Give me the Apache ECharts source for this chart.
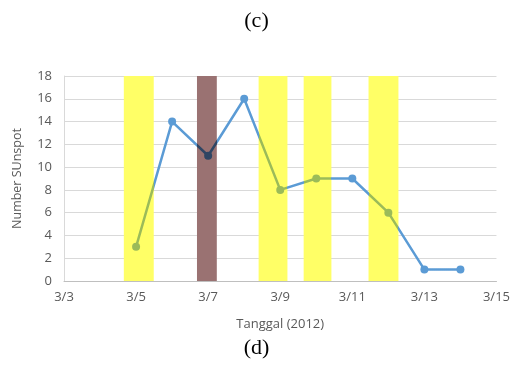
<!DOCTYPE html>
<html><head><meta charset="utf-8">
<script src="https://cdn.jsdelivr.net/npm/echarts@6/dist/echarts.min.js"></script>
<style>html,body{margin:0;padding:0;background:#fff;}#c{width:513px;height:371px;}</style>
</head><body><div id="c"></div>
<script>
// Days of March 2012
var days = [5, 6, 7, 8, 9, 10, 11, 12, 13, 14];
var sunspots = [3, 14, 11, 16, 8, 9, 9, 6, 1, 1];
var xTicks = [3, 5, 7, 9, 11, 13, 15];
// Highlight bands [start, end]
var yellowBands = [[4.66, 5.49], [8.4, 9.2], [9.65, 10.42], [11.45, 12.28]];
var brownBands = [[6.69, 7.24]];

var chart = echarts.init(document.getElementById('c'));
var pts = days.map(function (d, i) { return [d, sunspots[i]]; });
var areas = [];
yellowBands.forEach(function (b) {
  areas.push([{ xAxis: b[0], itemStyle: { color: '#ffff66' } }, { xAxis: b[1] }]);
});
brownBands.forEach(function (b) {
  areas.push([{ xAxis: b[0], itemStyle: { color: '#9a7272' } }, { xAxis: b[1] }]);
});
var pieces = [];
yellowBands.forEach(function (b) { pieces.push({ gte: b[0], lte: b[1], color: '#9bbb59' }); });
brownBands.forEach(function (b) { pieces.push({ gte: b[0], lte: b[1], color: '#2f4563' }); });

chart.setOption({
  animation: false,
  title: [
    { text: '(c)', left: 'center', top: 5, textStyle: { fontFamily: 'Liberation Serif', fontSize: 22, fontWeight: 'normal', color: '#000' } },
    { text: '(d)', left: 'center', top: 332, textStyle: { fontFamily: 'Liberation Serif', fontSize: 22, fontWeight: 'normal', color: '#000' } }
  ],
  grid: { left: 64, right: 16, top: 76, bottom: 90 },
  xAxis: {
    type: 'value', min: 3, max: 15, interval: 2,
    name: 'Tanggal (2012)', nameLocation: 'middle', nameGap: 37,
    nameTextStyle: { fontFamily: 'Open Sans', fontSize: 13, color: '#595959' },
    axisLine: { show: true, lineStyle: { color: '#bfbfbf' } },
    axisTick: { show: false },
    splitLine: { show: false },
    axisLabel: { fontFamily: 'Open Sans', fontSize: 13, color: '#595959', margin: 10,
      formatter: function (v) { return xTicks.indexOf(v) >= 0 ? '3/' + v : ''; } }
  },
  yAxis: {
    type: 'value', min: 0, max: 18, interval: 2,
    name: 'Number SUnspot', nameLocation: 'middle', nameGap: 40,
    nameTextStyle: { fontFamily: 'Open Sans', fontSize: 12.5, color: '#595959' },
    axisLine: { show: true, lineStyle: { color: '#d9d9d9' } },
    axisTick: { show: false },
    splitLine: { lineStyle: { color: '#d9d9d9' } },
    axisLabel: { fontFamily: 'Open Sans', fontSize: 13, color: '#595959', margin: 12 }
  },
  visualMap: {
    show: false, type: 'piecewise', dimension: 0, seriesIndex: 0,
    pieces: pieces, outOfRange: { color: '#5b9bd5' }
  },
  series: [
    {
      type: 'line', data: pts, z: 5,
      symbol: 'circle', symbolSize: 8,
      lineStyle: { width: 2.5 },
      silent: true
    },
    {
      type: 'line', data: [], z: 1, silent: true,
      markArea: { silent: true, data: areas }
    }
  ]
});
</script>
</body></html>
........
| What is required |
Without the pictures, please reproduce each line of the listing above exactly, from the first one through the line bearing "var brownBands = [[6.69, 7.24]];".

| Answer for this exercise |
Give me the Apache ECharts source for this chart.
<!DOCTYPE html>
<html><head><meta charset="utf-8">
<script src="https://cdn.jsdelivr.net/npm/echarts@6/dist/echarts.min.js"></script>
<style>html,body{margin:0;padding:0;background:#fff;}#c{width:513px;height:371px;}</style>
</head><body><div id="c"></div>
<script>
// Days of March 2012
var days = [5, 6, 7, 8, 9, 10, 11, 12, 13, 14];
var sunspots = [3, 14, 11, 16, 8, 9, 9, 6, 1, 1];
var xTicks = [3, 5, 7, 9, 11, 13, 15];
// Highlight bands [start, end]
var yellowBands = [[4.66, 5.49], [8.4, 9.2], [9.65, 10.42], [11.45, 12.28]];
var brownBands = [[6.69, 7.24]];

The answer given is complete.